Turkish crisis puts 'post-Islamist' reform on hold

24 May, 2008

Turkey's moves toward greater religious freedom, which some saw as the sign of an evolving moderate Muslim society, have been put on hold by a political crisis that could outlaw the "post-Islamist" ruling AK Party.
Prime Minister Tayyip Erdogan, whose bid to lift a ban on Islamic headscarves at universities triggered the crisis, would probably not champion further religious reform even if he won the court case against his party, Turkish analysts say.
This stalemate hits not only the majority Muslims, many of whom find Turkey's official state secularism limiting, but also the tiny Christian community that had been hoping that tight limits on their freedoms would be eased. "They have depleted their reformist arsenal. This is as far as they can go," Ankara University sociologist Dogu Ergil said.
Religious reform has been "put on ice. They will keep it frozen for some time to come," Cengiz Aktar, a political scientist at Istanbul's Bahcesehir University said. Turkey's Constitutional Court is considering whether to ban the AK Party, which has its roots in political Islam, for challenging the official policy that shuts faith out of public life and keeps tight state control over mosques and imams.
Islam experts call the AK Party "post-Islamist" because it dropped the dream of some kind of an Islamic republic about a decade ago for a modern democracy whose basic rights would bring in their wake more religious freedom than Turkey now allows. Erdogan and his supporters have also been dubbed "Muslim democrats", a term borrowed from the conservative Christian Democrats of post-war Western Europe.
Once jailed as an Islamic radical, Erdogan scored a major victory in 2003 by becoming prime minister despite fierce opposition from the secularist elite rooted in Turkey's army, judiciary, intelligencia and nationalist political movements. His gradual approach, stressing the economy and a bid to join the European Union, established his bloc of business interests from the more religious countryside as partners in the power structure dominated by the secularist urban elite.
For five years, Erdogan delayed any overt religious reforms while stressing overall democratic rights.

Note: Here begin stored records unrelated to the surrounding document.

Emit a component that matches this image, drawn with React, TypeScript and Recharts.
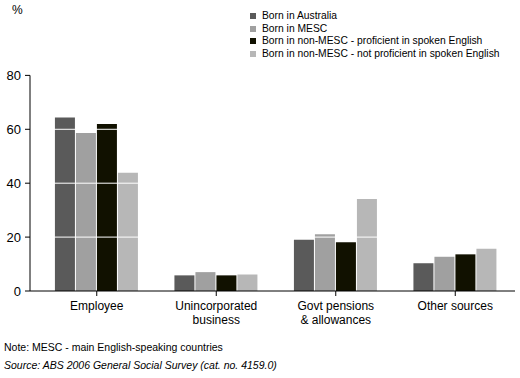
import { BarChart, Bar, XAxis, YAxis, ReferenceLine, Legend } from "recharts";

const categories = ["Employee", "Unincorporated\nbusiness", "Govt pensions\n& allowances", "Other sources"];
const bornAustralia = [64.4, 5.8, 19.0, 10.3];
const bornMesc = [58.6, 7.0, 21.1, 12.7];
const nonMescProficient = [62.0, 5.8, 18.1, 13.6];
const nonMescNotProficient = [43.9, 6.1, 34.1, 15.7];
const yTicks = [0, 20, 40, 60, 80];

const series = [
  { key: "aus", name: "Born in Australia", color: "#5a5a5a" },
  { key: "mesc", name: "Born in MESC", color: "#a0a0a0" },
  { key: "prof", name: "Born in non-MESC - proficient in spoken English", color: "#111100" },
  { key: "notProf", name: "Born in non-MESC - not proficient in spoken English", color: "#b7b7b7" },
];

const data = categories.map((c, i) => ({
  category: c,
  aus: bornAustralia[i],
  mesc: bornMesc[i],
  prof: nonMescProficient[i],
  notProf: nonMescNotProficient[i],
}));

const font = "'Liberation Sans', Arial, sans-serif";

function CategoryTick(props: any) {
  const { x, y, payload } = props;
  const lines = String(payload.value).split("\n");
  return (
    <text x={x} y={y} textAnchor="middle" fill="#000" fontSize={12} fontFamily={font}>
      {lines.map((l, i) => (
        <tspan key={i} x={x} dy={i === 0 ? 12 : 14}>
          {l}
        </tspan>
      ))}
    </text>
  );
}

function LegendBox() {
  return (
    <div style={{ fontFamily: font, fontSize: 10.3, lineHeight: "12.6px", color: "#000" }}>
      {series.map((s) => (
        <div key={s.key} style={{ display: "flex", alignItems: "center", whiteSpace: "nowrap" }}>
          <span style={{ width: 6, height: 6, background: s.color, display: "inline-block", marginRight: 6 }} />
          {s.name}
        </div>
      ))}
    </div>
  );
}

export default function App() {
  return (
    <div style={{ position: "absolute", left: 0, top: 0, width: 520, height: 378, background: "#fff", fontFamily: font }}>
      <div style={{ position: "absolute", left: 12, top: 3, fontSize: 12 }}>%</div>
      <BarChart
        width={520}
        height={340}
        data={data}
        margin={{ top: 25, right: 5, left: 0, bottom: 19 }}
        barCategoryGap="15%"
        barGap={1}
      >
        <XAxis
          dataKey="category"
          tick={<CategoryTick />}
          tickLine={{ stroke: "#000" }}
          axisLine={{ stroke: "#000" }}
          tickSize={5}
          height={30}
          interval={0}
          padding={{ left: 7, right: 0 }}
        />
        <YAxis
          width={30}
          domain={[0, 80]}
          ticks={yTicks}
          interval={0}
          tickSize={5}
          tickMargin={4}
          axisLine={{ stroke: "#000" }}
          tickLine={{ stroke: "#000" }}
          tick={{ fill: "#000", fontSize: 13, fontFamily: font }}
        />
        <Legend
          verticalAlign="top"
          align="left"
          content={<LegendBox />}
          wrapperStyle={{ position: "absolute", left: 250, top: 10, width: 265 }}
        />
        {series.map((s) => (
          <Bar key={s.key} dataKey={s.key} name={s.name} fill={s.color} isAnimationActive={false} />
        ))}
        {yTicks.slice(1, 4).map((t) => (
          <ReferenceLine key={t} y={t} stroke="#fff" strokeWidth={1} />
        ))}
      </BarChart>
      <div style={{ position: "absolute", left: 4, top: 341, fontSize: 10.5 }}>
        Note: MESC - main English-speaking countries
      </div>
      <div style={{ position: "absolute", left: 4, top: 359, fontSize: 10.5, fontStyle: "italic" }}>
        Source: ABS 2006 General Social Survey (cat. no. 4159.0)
      </div>
    </div>
  );
}
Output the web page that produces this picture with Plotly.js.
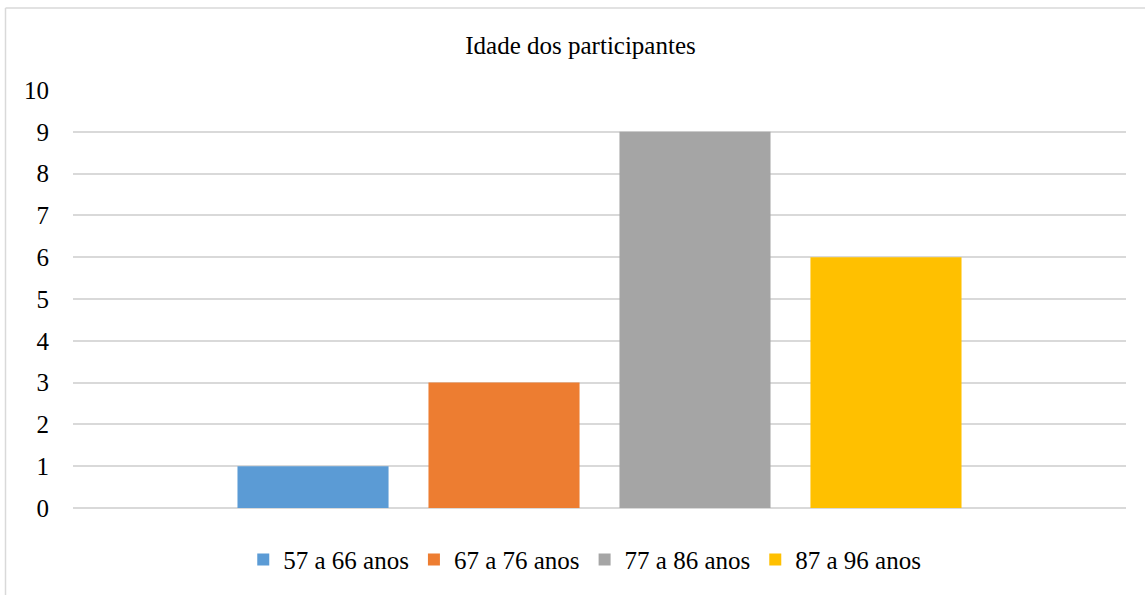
<!DOCTYPE html>
<html>
<head>
<meta charset="utf-8">
<script src="https://cdn.plot.ly/plotly-3.0.1.min.js"></script>
<style>
  html, body { margin: 0; padding: 0; background: #fff; }
</style>
</head>
<body>
<div id="chart"></div>
<script>
// one (unlabelled) category, four age groups
var category = ["Idade"];
var faixas = ["57 a 66 anos", "67 a 76 anos", "77 a 86 anos", "87 a 96 anos"];
var participantes = [1, 3, 9, 6];
var cores = ["#5B9BD5", "#ED7D31", "#A5A5A5", "#FFC000"];

var fam = "Liberation Serif";
var borderCol = "#d9d9d9";

function draw() {
  var data = faixas.map((nome, i) => ({
    x: category,
    y: [participantes[i]],
    name: nome,
    type: "bar",
    marker: {color: cores[i]}
  }));

  var layout = {
    width: 1145,
    height: 595,
    margin: {l: 73, r: 19, t: 90, b: 85},
    font: {family: fam, size: 25, color: "#000"},
    title: {
      text: "Idade dos participantes",
      font: {family: fam, size: 25, color: "#000"},
      x: 0.507, xanchor: "center",
      y: 0.924, yanchor: "middle"
    },
    barmode: "group",
    bargap: 0.2745,
    bargroupgap: 0.209,
    xaxis: {showticklabels: false, showgrid: false, zeroline: false},
    yaxis: {
      range: [0, 10],
      dtick: 1,
      gridcolor: borderCol,
      gridwidth: 1.5,
      zerolinecolor: borderCol,
      zerolinewidth: 1.5,
      ticks: "outside",
      ticklen: 18,
      tickcolor: "rgba(0,0,0,0)",
      tickfont: {family: fam, size: 25, color: "#000"}
    },
    showlegend: true,
    legend: {
      orientation: "h",
      x: 0.486, xanchor: "center",
      y: -0.124, yanchor: "middle",
      font: {family: fam, size: 25, color: "#000"},
      traceorder: "normal"
    },
    shapes: [
      {type: "line", xref: "paper", yref: "paper",
       x0: -0.0641, x1: -0.0641, y0: 1.196, y1: -0.214,
       line: {color: borderCol, width: 1.5}},
      {type: "line", xref: "paper", yref: "paper",
       x0: -0.0641, x1: 1.023, y0: 1.196, y1: 1.196,
       line: {color: borderCol, width: 1.5}}
    ]
  };

  Plotly.newPlot("chart", data, layout, {displayModeBar: false});
}

if (document.fonts && document.fonts.load) {
  document.fonts.load('25px "Liberation Serif"').then(draw, draw);
} else {
  draw();
}
</script>
</body>
</html>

His caution was seen as a model for Muslims who want to combine Islam and democracy. But after the AK Party's solid victories in the 2007 parliamentary and presidential elections, Erdogan moved to end the university headscarf ban, a deeply symbolic issue that triggered the legal suit by a chief prosecutor to close down the AK Party.

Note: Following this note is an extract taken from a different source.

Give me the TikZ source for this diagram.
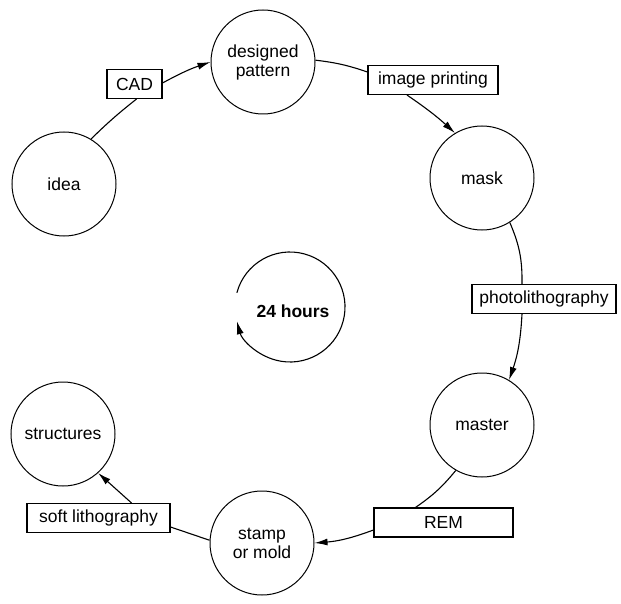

"They thought they could do whatever they liked," Aktar said. "That was their big mistake." The fading of hope for religious reform fits into a larger picture of the ruling party's fading interest in the democratic reforms needed if Turkey is ever to become an EU member. "They only wanted a place in the power system. Once they got it, they stopped," said Ergil.
Rusen Cakir, author of several books on Islam and politics in Turkey, said political power rather than religion was always key to the AK Party's confrontation with the secularist elite.

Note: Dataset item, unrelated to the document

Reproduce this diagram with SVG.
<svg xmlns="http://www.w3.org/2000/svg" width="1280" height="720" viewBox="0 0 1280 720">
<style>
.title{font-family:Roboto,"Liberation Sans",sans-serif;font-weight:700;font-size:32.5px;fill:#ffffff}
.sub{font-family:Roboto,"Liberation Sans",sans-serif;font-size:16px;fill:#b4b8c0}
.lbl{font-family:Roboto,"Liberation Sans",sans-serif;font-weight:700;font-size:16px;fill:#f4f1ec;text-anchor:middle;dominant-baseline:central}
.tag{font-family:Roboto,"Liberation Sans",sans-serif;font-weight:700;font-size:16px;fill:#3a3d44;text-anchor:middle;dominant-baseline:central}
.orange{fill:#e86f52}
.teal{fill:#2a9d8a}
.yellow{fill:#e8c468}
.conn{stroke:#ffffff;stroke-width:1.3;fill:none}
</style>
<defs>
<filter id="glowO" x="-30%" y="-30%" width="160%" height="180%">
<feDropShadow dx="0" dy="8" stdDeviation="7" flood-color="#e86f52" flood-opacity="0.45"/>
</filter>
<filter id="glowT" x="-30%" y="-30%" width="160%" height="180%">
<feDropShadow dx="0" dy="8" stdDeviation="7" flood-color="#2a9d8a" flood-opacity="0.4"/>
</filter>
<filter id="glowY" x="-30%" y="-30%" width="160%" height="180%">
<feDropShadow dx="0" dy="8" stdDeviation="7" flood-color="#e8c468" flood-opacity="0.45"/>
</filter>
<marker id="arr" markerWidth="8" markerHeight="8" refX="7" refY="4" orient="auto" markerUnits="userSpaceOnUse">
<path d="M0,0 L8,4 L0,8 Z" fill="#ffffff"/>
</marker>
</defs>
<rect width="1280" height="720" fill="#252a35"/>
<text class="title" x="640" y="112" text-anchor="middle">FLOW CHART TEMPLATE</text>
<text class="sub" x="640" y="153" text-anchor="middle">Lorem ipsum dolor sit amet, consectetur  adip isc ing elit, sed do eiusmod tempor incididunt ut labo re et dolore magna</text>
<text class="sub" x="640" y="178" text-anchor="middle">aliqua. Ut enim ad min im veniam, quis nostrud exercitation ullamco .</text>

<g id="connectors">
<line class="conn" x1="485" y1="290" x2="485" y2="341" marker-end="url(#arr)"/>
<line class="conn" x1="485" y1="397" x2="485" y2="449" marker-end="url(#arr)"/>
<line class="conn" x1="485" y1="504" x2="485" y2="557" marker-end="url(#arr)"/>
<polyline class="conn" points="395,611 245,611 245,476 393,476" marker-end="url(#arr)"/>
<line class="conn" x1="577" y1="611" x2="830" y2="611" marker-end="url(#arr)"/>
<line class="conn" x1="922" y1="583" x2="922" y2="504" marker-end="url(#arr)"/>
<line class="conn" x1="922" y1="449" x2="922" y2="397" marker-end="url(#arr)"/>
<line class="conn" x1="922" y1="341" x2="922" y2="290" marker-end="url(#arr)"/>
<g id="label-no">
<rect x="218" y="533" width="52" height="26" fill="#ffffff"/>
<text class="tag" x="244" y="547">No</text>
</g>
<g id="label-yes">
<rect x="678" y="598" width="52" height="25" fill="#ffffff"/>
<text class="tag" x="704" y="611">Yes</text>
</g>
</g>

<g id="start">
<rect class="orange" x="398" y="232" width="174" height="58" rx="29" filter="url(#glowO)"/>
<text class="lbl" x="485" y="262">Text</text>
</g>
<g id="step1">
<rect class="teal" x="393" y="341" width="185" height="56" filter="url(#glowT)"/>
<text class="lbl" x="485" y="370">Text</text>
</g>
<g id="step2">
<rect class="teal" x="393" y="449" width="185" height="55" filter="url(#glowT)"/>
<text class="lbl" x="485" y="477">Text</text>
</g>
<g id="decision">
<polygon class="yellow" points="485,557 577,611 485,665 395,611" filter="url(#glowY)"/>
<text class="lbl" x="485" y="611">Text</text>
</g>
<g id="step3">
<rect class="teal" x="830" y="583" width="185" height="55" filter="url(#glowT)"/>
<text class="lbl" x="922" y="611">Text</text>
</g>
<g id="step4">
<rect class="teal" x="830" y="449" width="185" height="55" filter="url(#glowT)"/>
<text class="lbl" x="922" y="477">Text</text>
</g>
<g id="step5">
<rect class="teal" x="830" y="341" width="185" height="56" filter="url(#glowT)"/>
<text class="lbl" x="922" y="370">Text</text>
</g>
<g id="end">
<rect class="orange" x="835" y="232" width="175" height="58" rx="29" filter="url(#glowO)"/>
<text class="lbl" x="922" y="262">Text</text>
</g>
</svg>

"It's kind of a class struggle and each side has its ideological tool, secularism or religion," he said. Senior AK Party sources told Reuters last week that the party was preparing for a ban, as well as a ban for Erdogan from politics for five years. A successor party could be formed and might continue governing, but with more modest goals. This did not mean the "post-Islamist project" had ended, Cakir said. "The process is going on. It's not finished yet."
The reform drive linked to Ankara's EU membership bid also raised hopes among Turkey's Christians, whose properties have been confiscated and rights curtailed in the name of secularism. The Orthodox Church put great hopes in EU pressure to get back its only seminary, which that Turkey shut down in 1971. But with less interest in EU membership, that pressure has abated. "The minorities were a hot issues for a while, but in the past two years, there has been no movement at all," said an official at the Istanbul headquarters of Ecumenical Patriarch Bartholomew, spiritual head of all Orthodox Christians.
In fact, a monastery church was recently confiscated by the state, he said, adding: "We are very disappointed." The Roman Catholic Church is hoping to get permission to turn a museum in Tarsus back into a church in time for its Year of Saint Paul starting on June 21. Paul was born in Tarsus. But one senior churchman said that did not mean an overall improvement for religious minorities. "I still have to travel with a bodyguard," he said.